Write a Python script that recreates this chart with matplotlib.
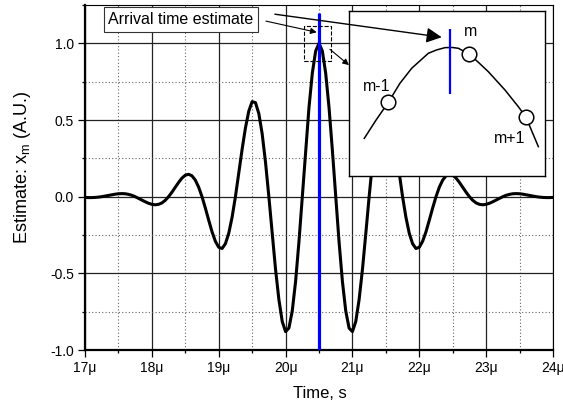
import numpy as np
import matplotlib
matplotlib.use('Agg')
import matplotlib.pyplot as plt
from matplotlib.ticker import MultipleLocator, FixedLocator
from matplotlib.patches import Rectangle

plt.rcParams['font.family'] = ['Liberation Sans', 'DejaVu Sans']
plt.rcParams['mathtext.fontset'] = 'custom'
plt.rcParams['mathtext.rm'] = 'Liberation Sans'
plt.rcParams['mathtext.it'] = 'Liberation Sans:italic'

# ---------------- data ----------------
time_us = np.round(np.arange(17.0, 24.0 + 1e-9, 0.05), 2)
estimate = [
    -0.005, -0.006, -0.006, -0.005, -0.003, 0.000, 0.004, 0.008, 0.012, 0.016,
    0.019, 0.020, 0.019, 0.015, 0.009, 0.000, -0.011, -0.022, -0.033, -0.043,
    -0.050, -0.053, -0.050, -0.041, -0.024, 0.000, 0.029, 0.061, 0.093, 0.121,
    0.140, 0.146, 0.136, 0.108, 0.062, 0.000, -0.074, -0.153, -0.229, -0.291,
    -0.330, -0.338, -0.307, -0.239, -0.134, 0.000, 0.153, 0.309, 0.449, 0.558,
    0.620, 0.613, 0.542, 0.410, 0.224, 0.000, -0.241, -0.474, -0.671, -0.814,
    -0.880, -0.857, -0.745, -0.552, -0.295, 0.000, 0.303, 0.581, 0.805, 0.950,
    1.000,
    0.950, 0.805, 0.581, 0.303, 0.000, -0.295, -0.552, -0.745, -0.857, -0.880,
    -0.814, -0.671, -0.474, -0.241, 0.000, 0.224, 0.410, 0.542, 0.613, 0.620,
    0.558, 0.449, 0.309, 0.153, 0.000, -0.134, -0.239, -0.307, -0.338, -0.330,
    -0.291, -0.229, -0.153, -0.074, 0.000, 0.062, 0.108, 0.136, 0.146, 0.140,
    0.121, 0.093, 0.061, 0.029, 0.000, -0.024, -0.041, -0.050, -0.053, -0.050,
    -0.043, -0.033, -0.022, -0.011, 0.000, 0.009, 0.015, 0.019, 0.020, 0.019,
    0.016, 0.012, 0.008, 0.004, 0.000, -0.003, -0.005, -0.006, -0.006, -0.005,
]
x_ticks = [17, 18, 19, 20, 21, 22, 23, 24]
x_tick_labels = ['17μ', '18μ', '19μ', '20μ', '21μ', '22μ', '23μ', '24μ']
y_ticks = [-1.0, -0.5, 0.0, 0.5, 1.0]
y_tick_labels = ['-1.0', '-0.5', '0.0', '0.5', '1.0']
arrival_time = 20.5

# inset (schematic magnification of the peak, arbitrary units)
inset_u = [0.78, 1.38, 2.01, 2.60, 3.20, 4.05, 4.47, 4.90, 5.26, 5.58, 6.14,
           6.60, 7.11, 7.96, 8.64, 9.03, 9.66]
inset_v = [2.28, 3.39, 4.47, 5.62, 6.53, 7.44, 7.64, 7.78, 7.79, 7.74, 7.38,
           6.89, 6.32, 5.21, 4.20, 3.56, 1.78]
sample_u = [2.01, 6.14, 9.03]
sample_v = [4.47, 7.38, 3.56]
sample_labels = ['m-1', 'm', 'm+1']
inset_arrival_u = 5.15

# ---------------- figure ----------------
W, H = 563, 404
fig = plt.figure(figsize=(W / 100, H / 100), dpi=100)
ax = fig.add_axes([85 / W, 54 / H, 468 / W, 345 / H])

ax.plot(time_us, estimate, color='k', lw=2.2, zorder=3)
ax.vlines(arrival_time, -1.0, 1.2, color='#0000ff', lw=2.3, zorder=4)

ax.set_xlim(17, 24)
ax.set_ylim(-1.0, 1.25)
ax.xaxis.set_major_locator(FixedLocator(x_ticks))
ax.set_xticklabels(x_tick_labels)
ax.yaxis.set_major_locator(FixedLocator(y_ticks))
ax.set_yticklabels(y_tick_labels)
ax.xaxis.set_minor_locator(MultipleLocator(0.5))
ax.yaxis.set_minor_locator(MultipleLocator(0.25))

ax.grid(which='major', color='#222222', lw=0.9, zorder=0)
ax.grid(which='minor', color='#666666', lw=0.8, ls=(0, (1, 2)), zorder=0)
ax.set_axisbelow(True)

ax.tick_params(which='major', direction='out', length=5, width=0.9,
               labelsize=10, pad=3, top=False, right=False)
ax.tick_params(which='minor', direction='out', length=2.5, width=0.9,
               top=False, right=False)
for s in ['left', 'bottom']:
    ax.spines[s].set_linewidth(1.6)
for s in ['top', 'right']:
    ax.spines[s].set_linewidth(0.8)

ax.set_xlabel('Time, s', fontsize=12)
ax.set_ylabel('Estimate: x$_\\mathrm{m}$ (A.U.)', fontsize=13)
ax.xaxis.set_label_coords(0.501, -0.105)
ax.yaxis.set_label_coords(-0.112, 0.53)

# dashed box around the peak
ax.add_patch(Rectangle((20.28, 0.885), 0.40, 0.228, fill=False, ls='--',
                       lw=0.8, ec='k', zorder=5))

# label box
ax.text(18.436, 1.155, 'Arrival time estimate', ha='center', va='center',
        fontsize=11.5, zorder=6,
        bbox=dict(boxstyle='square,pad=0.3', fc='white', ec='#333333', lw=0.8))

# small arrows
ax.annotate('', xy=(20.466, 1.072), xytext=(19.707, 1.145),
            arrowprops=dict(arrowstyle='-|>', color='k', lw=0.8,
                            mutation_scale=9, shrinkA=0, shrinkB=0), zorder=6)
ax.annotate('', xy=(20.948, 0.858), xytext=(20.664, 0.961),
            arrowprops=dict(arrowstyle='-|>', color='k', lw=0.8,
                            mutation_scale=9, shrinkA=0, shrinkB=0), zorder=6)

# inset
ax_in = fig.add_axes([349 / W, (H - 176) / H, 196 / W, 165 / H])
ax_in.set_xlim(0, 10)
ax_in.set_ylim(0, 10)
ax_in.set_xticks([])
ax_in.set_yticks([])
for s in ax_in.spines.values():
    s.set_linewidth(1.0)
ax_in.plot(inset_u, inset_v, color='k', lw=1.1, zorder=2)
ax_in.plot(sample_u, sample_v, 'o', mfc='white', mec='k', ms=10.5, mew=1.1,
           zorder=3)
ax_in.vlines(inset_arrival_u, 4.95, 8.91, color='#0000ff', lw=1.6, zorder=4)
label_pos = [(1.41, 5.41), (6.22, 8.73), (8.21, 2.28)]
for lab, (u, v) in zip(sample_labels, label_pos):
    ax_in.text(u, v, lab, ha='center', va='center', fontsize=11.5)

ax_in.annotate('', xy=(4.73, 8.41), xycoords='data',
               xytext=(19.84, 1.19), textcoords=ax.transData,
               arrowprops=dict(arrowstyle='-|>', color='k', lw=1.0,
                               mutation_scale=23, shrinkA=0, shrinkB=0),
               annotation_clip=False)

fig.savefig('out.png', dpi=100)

****************

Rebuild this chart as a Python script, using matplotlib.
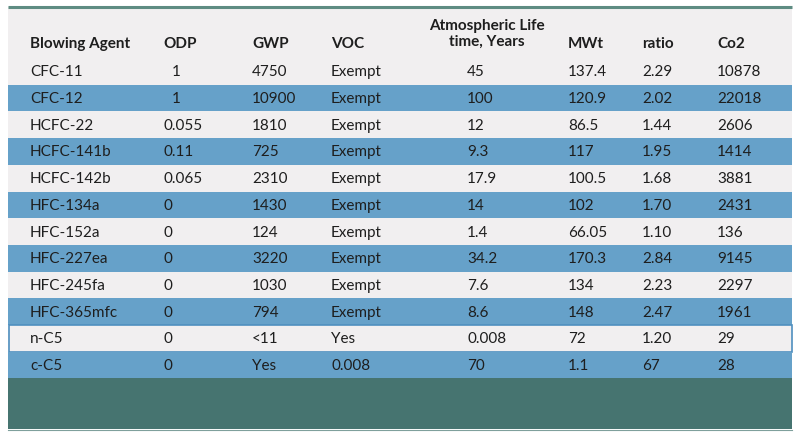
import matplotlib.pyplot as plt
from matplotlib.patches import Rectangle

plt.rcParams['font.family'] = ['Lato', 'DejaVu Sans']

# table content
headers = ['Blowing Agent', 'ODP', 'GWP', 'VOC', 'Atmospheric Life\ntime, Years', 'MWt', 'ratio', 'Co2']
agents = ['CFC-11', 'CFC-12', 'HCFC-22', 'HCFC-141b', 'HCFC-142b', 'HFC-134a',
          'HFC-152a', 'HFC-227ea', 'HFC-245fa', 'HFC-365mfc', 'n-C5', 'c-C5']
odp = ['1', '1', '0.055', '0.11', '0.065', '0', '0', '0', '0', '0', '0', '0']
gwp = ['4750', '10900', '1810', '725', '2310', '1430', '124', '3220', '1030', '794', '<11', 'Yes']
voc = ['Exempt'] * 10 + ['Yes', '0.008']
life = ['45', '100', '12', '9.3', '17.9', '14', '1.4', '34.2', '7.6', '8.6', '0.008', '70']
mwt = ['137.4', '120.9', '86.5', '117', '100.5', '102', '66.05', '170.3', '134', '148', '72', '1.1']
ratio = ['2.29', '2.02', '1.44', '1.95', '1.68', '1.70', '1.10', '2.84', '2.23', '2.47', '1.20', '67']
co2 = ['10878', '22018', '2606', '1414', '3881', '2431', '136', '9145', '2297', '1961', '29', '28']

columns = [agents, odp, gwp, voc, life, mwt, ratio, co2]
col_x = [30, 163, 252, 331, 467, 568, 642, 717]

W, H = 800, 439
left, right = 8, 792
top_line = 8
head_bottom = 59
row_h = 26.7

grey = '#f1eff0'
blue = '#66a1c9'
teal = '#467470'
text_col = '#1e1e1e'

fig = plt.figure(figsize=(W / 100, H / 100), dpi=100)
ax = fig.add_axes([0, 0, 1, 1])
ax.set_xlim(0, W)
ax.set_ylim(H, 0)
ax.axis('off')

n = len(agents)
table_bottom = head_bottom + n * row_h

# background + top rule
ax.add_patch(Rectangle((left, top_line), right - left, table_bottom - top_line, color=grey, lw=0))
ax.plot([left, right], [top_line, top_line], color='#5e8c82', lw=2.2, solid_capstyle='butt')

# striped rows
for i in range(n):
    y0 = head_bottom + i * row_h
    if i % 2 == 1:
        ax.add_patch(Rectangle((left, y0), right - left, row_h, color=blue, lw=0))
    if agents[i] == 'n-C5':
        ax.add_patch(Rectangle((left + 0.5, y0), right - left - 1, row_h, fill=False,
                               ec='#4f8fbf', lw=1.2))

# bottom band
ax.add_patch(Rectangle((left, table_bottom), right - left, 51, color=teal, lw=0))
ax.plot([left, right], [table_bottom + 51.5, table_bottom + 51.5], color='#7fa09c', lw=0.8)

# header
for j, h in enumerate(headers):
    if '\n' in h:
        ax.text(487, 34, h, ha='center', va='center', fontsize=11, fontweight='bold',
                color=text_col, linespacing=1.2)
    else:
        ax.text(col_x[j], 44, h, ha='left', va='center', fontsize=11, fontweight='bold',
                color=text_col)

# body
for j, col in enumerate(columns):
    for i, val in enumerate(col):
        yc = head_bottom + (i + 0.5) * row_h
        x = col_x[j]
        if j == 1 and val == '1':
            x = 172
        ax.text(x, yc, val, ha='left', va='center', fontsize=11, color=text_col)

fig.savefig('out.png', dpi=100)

****************

# Brief:
Only the lines starting at the line with "Write a Python" and ending at the line with "plt.rcParams['mathtext.it'] = 'Liberation" should be printed again, exactly and with both ends kept; omit the pictures.

# Right answer:
Write a Python script that recreates this chart with matplotlib.
import numpy as np
import matplotlib
matplotlib.use('Agg')
import matplotlib.pyplot as plt
from matplotlib.ticker import MultipleLocator, FixedLocator
from matplotlib.patches import Rectangle

plt.rcParams['font.family'] = ['Liberation Sans', 'DejaVu Sans']
plt.rcParams['mathtext.fontset'] = 'custom'
plt.rcParams['mathtext.rm'] = 'Liberation Sans'
plt.rcParams['mathtext.it'] = 'Liberation Sans:italic'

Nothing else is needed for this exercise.